Por outro lado, devido a fenômenos naturais e a ações humanas ao longo das décadas, 46 municípios alagoanos correm o risco de desertificação. Outros 19 municípios também estão propensos ao mesmo fenômeno e, somados, eles equivalem a 62% dos municípios do estado.
Os dados são da Semarh que, em conjunto com o Instituto do Meio Ambiente (IMA), desenvolve algumas ações para tentar preservar o bioma Caatinga, reduzir as causas da desertificação, que têm no homem seu principal agente, e, ao mesmo tempo, educar, fiscalizar e punir quem infringe a lei e comete crimes ambientais.
Apesar da degradação de cerca de 80% de sua cobertura original, a Caatinga alagoana possui algumas áreas de preservação. Uma delas chama-se Monumento Natural do Rio São Francisco, que inclui áreas dos municípios de Delmiro Gouveia, Olho D’água do Casado e Piranhas.
Existe também a Reserva da Vida Silvestre Morro do Craunã, em Água Branca, o que contribui para a produção de abelhas pelos agricultores locais.

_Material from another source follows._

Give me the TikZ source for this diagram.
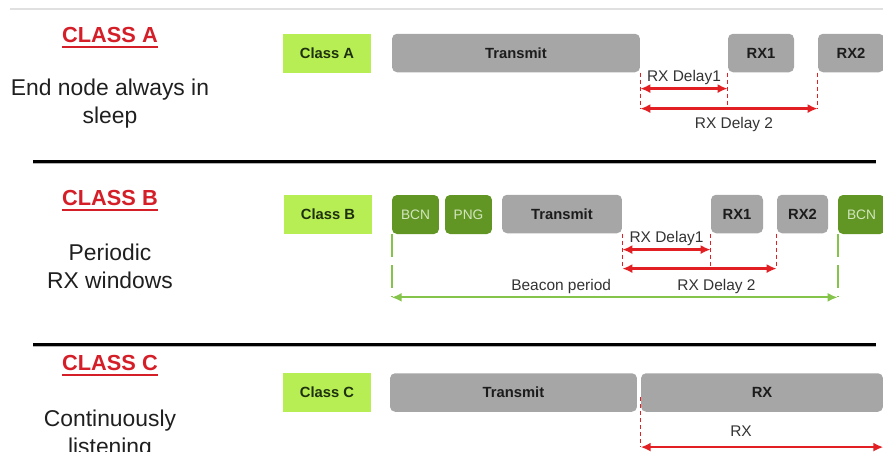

Num guia da editora Fundação Brasil Cidadão, disponibilizado pelo portal na internet do Ministério do Meio Ambiente (MMA), os autores informam quais são as árvores da Caatinga mais visitadas pelas abelhas e que podem, portanto, facilitar a produção de mel. Entre elas, estão: jurema, craibeira, aroeira, cajueiro, umbuzeiro, carnaubeira, pau-d’arco-roxo, pacoté, pau-branco, imburana, catingueira, angico, sabiá, espinheiro e juazeiro.
Mesmo degradada e com algumas áreas em processo de desertificação, a Caatinga abriga, segundo o Ministério, 178 espécies de mamíferos, 591 de aves, 177 de répteis, 79 espécies de anfíbios, 241 de peixes e 221 de abelhas, entre elas as que possuem ferrão e as que não o possuem, como a uruçu, cujo mel é tão valorizado.
Para os agricultores familiares, a preservação do bioma, assim como a regularidade das chuvas, é fundamental para que as abelhas permaneçam no semiárido e, como enalteceu o artista Alceu Valença na música “Morena Tropicana”, o “doce mel, mel de uruçu” continue gerando renda e sabor para os sertanejos.